A new report from Harvard Kennedy School's Shorenstein Center on Media, Politics and Public Policy analyzes news coverage of the 2016 Republican and Democratic national conventions, and whether this coverage, which was overwhelmingly negative, best served the needs of the public.
This report is the third in a multi-part series of research analyzing news coverage of candidates and issues during the 2016 presidential election. The study examines news coverage during the four-week convention period, starting with the week prior to the Republican convention and concluding with the week following the Democratic convention.
The daily news audience is larger than that of the convention viewing audience, meaning that many people learn about the conventions through the news media's version of the events. Coverage of Donald Trump continued to outpace that of Hillary Clinton during this period, but, notably, both candidates received negative coverage.

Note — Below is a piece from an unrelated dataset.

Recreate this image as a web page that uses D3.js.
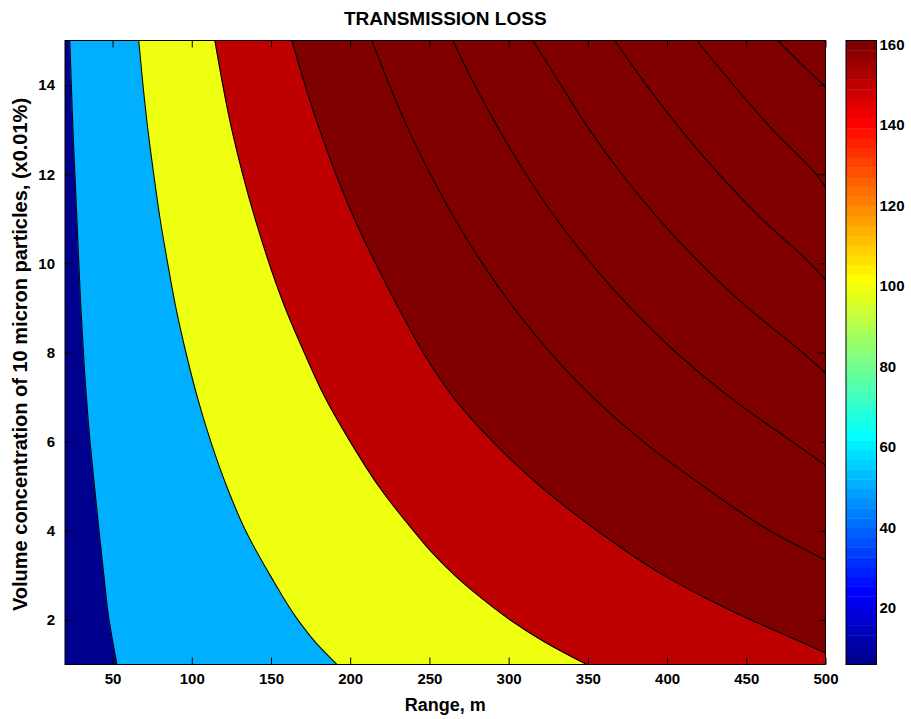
<!DOCTYPE html>
<html>
<head>
<meta charset="utf-8">
<script src="https://cdn.jsdelivr.net/npm/d3@7"></script>
<style>
  body { margin: 0; background: #fff; }
  svg { display: block; }
  text { font-family: "Liberation Sans", Arial, Helvetica, sans-serif; font-weight: bold; fill: #000; }
</style>
</head>
<body>
<svg id="chart" width="911" height="719"></svg>
<script>
// Transmission loss (dB) over range (m) and particle volume concentration.
const rangeExtent = [20, 500];
const concExtent = [1, 15];
const rangeTicks = [50, 100, 150, 200, 250, 300, 350, 400, 450, 500];
const concTicks = [2, 4, 6, 8, 10, 12, 14];
const colorbarTicks = [20, 40, 60, 80, 100, 120, 140, 160];
const colorLimits = [6, 161];
const belowLowest = 6;  // loss value shown for the band under the first contour
const levels = [50, 100, 150, 200, 250, 300, 350, 400, 450, 500];

// Contour lines as [range m, concentration] pairs, top edge downwards.
const contour50 = [[23,15],[25,13],[27.5,11],[30,9],[32.5,7.5],[35.8,6],[38.6,5],[41.5,4],[44.5,3],[47.8,2],[50.2,1.5],[52.8,1]];
const contour100 = [[66.5,15],[69.2,14],[72.3,13],[76,12],[80,11],[84.8,10],[90,9],[96.3,8],[103.5,7],[112,6],[122,5],[134,4],[149.5,3],[167,2],[178,1.5],[191.6,1]];
const contour150 = [[114.6,15],[125.3,13],[140,11],[159,9],[171,8],[184,7],[200,6],[218,5],[240,4],[252,3.5],[266,3],[282.5,2.5],[301,2],[323,1.5],[349.3,1]];
const contour200 = [[163.2,15],[171.5,14],[180.7,13],[191,12],[202.6,11],[216,10],[230.5,9],[246,8],[265,7],[290,6],[320,5],[356,4],[398,3],[424,2.5],[453,2],[485,1.5],[500,1.26]];
const contour250 = [[213.7,15],[224.8,14],[236.8,13],[250.6,12],[266,11],[283.4,10],[303.3,9],[326.2,8],[353,7],[385,6],[423,5],[465,4],[500,3.34]];
const contour300 = [[264.8,15],[278.6,14],[294,13],[311,12],[330,11],[352,10],[377,9],[405.7,8],[439.5,7],[479,6],[500,5.47]];
const contour350 = [[315.3,15],[333,14],[351,13],[371.5,12],[394.7,11],[421,10],[451,9],[485.5,8],[500,7.54]];
const contour400 = [[367,15],[387,14],[408.7,13],[432.8,12],[459.6,11],[490.3,10],[500,9.63]];
const contour450 = [[418.7,15],[442,14],[466.5,13],[494,12],[500,11.71]];
const contour500 = [[469.8,15],[484,14.5],[500,13.96]];

const contours = [contour50, contour100, contour150, contour200, contour250,
                  contour300, contour350, contour400, contour450, contour500];

// MATLAB-style jet colormap with 64 entries
const nColors = 64;
function jet(k) {
  const i = k + 1;
  const cl = v => Math.max(0, Math.min(1, v));
  const r = cl(Math.min((i - 24) / 16, (72 - i) / 16));
  const g = cl(Math.min((i - 8) / 16, (56 - i) / 16));
  const b = cl(Math.min((i + 8) / 16, (40 - i) / 16));
  return d3.rgb(Math.round(r * 255), Math.round(g * 255), Math.round(b * 255)).formatHex();
}
function colorIndex(v) {
  const t = (v - colorLimits[0]) / (colorLimits[1] - colorLimits[0]);
  return Math.max(0, Math.min(nColors - 1, Math.floor(t * nColors)));
}
const colorOf = v => jet(colorIndex(v));

const svg = d3.select("#chart");
const plot = { left: 65, right: 825.5, top: 40.5, bottom: 664.5 };

const x = d3.scaleLinear().domain(rangeExtent).range([plot.left, plot.right]);
const y = d3.scaleLinear().domain(concExtent).range([plot.bottom, plot.top]);

svg.append("defs").append("clipPath").attr("id", "plotClip")
  .append("rect")
  .attr("x", x(rangeExtent[0])).attr("y", y(concExtent[1]))
  .attr("width", x(rangeExtent[1]) - x(rangeExtent[0]))
  .attr("height", y(concExtent[0]) - y(concExtent[1]));

const field = svg.append("g").attr("clip-path", "url(#plotClip)");

// lowest band
field.append("rect")
  .attr("x", x(rangeExtent[0])).attr("y", y(concExtent[1]))
  .attr("width", x(rangeExtent[1]) - x(rangeExtent[0]))
  .attr("height", y(concExtent[0]) - y(concExtent[1]))
  .attr("fill", colorOf(belowLowest));

// each band fills everything beyond its contour (higher range / concentration)
const band = d3.area()
  .y(d => y(d[1]))
  .x0(d => x(d[0]))
  .x1(() => x(rangeExtent[1]))
  .curve(d3.curveMonotoneY);

const contourLine = d3.line()
  .x(d => x(d[0]))
  .y(d => y(d[1]))
  .curve(d3.curveMonotoneY);

levels.forEach((lv, i) => {
  field.append("path")
    .attr("d", band(contours[i]))
    .attr("fill", colorOf(lv))
    .attr("stroke", colorOf(lv))
    .attr("stroke-width", 0.5);
});
levels.forEach((lv, i) => {
  field.append("path")
    .attr("d", contourLine(contours[i]))
    .attr("fill", "none")
    .attr("stroke", "#000")
    .attr("stroke-width", 1.1);
});

// axes with inward ticks on all four sides
const tickLen = 7;
function styleAxis(g, size) {
  g.select(".domain").remove();
  g.selectAll("line").attr("stroke", "#000").attr("stroke-width", 1);
  g.selectAll("text").style("font-size", size + "px").style("font-weight", "bold")
    .style("font-family", '"Liberation Sans", Arial, sans-serif');
}
svg.append("g").attr("transform", `translate(0,${plot.bottom})`)
  .call(d3.axisBottom(x).tickValues(rangeTicks).tickSizeInner(-tickLen).tickSizeOuter(0).tickPadding(9))
  .call(g => styleAxis(g, 15));
svg.append("g").attr("transform", `translate(0,${plot.top})`)
  .call(d3.axisTop(x).tickValues(rangeTicks).tickSizeInner(-tickLen).tickSizeOuter(0).tickFormat(""))
  .call(g => styleAxis(g, 15));
svg.append("g").attr("transform", `translate(${plot.left},0)`)
  .call(d3.axisLeft(y).tickValues(concTicks).tickSizeInner(-tickLen).tickSizeOuter(0).tickPadding(10))
  .call(g => styleAxis(g, 15));
svg.append("g").attr("transform", `translate(${plot.right},0)`)
  .call(d3.axisRight(y).tickValues(concTicks).tickSizeInner(-tickLen).tickSizeOuter(0).tickFormat(""))
  .call(g => styleAxis(g, 15));

svg.append("rect")
  .attr("x", plot.left).attr("y", plot.top)
  .attr("width", plot.right - plot.left).attr("height", plot.bottom - plot.top)
  .attr("fill", "none").attr("stroke", "#000").attr("stroke-width", 1);

// colorbar
const cb = { left: 846, right: 876.5 };
const cbScale = d3.scaleLinear().domain(colorLimits).range([plot.bottom, plot.top]);
const step = (colorLimits[1] - colorLimits[0]) / nColors;
const cbG = svg.append("g");
cbG.selectAll("rect.cell")
  .data(d3.range(nColors))
  .join("rect")
  .attr("class", "cell")
  .attr("x", cb.left)
  .attr("width", cb.right - cb.left)
  .attr("y", k => cbScale(colorLimits[0] + (k + 1) * step))
  .attr("height", k => cbScale(colorLimits[0] + k * step) - cbScale(colorLimits[0] + (k + 1) * step) + 0.4)
  .attr("fill", k => jet(k));
cbG.append("rect")
  .attr("x", cb.left).attr("y", plot.top)
  .attr("width", cb.right - cb.left).attr("height", plot.bottom - plot.top)
  .attr("fill", "none").attr("stroke", "#000").attr("stroke-width", 1);
svg.append("g").attr("transform", `translate(${cb.right},0)`)
  .call(d3.axisRight(cbScale).tickValues(colorbarTicks).tickSize(0).tickPadding(3))
  .call(g => styleAxis(g, 15));

// titles
svg.append("text")
  .attr("x", (plot.left + plot.right) / 2).attr("y", 25)
  .attr("text-anchor", "middle").style("font-size", "19px")
  .text("TRANSMISSION LOSS");
svg.append("text")
  .attr("x", (plot.left + plot.right) / 2).attr("y", 711)
  .attr("text-anchor", "middle").style("font-size", "18px")
  .text("Range, m");
svg.append("text")
  .attr("transform", `translate(27,${(plot.top + plot.bottom) / 2 + 2}) rotate(-90)`)
  .attr("text-anchor", "middle").style("font-size", "20px")
  .text("Volume concentration of 10 micron particles, (x0.01%)");
</script>
</body>
</html>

Negative news reports about policy positions, for example, outnumbered positive reports 82 percent to 18 percent. Trump experienced a reversal of the "good press" he had received earlier in the campaign, with his reaction to the Democratic convention speech of Khizr Khan generating the most negative attention. Although Clinton's coverage was more positive than Trump's, it was still negative on balance, with a full tenth of her coverage revolving around allegations of wrongdoing.
What appeared to be missing from this negative coverage, however, was context. For example, although Clinton's email issue was clearly deemed important by the media, relatively few stories provided background to help news consumers make sense of the issue—what harm was caused by her actions, or how common these actions are among elected officials. And in keeping with patterns noted earlier in the election cycle, coverage of policy and issues, although they were in the forefront at the conventions, continued to take a back seat to polls, projections, and scandal.
This Shorenstein Center study is based on an analysis of news reports by ABC, CBS, CNN, Fox, the Los Angeles Times, NBC, The New York Times, USA Today, The Wall Street Journal, The Washington Post, and The Washington Times. The study's data were provided by Media Tenor, a firm that specializes in the content analysis of news coverage. The research was partially funded by the John S. and James L. Knight Foundation.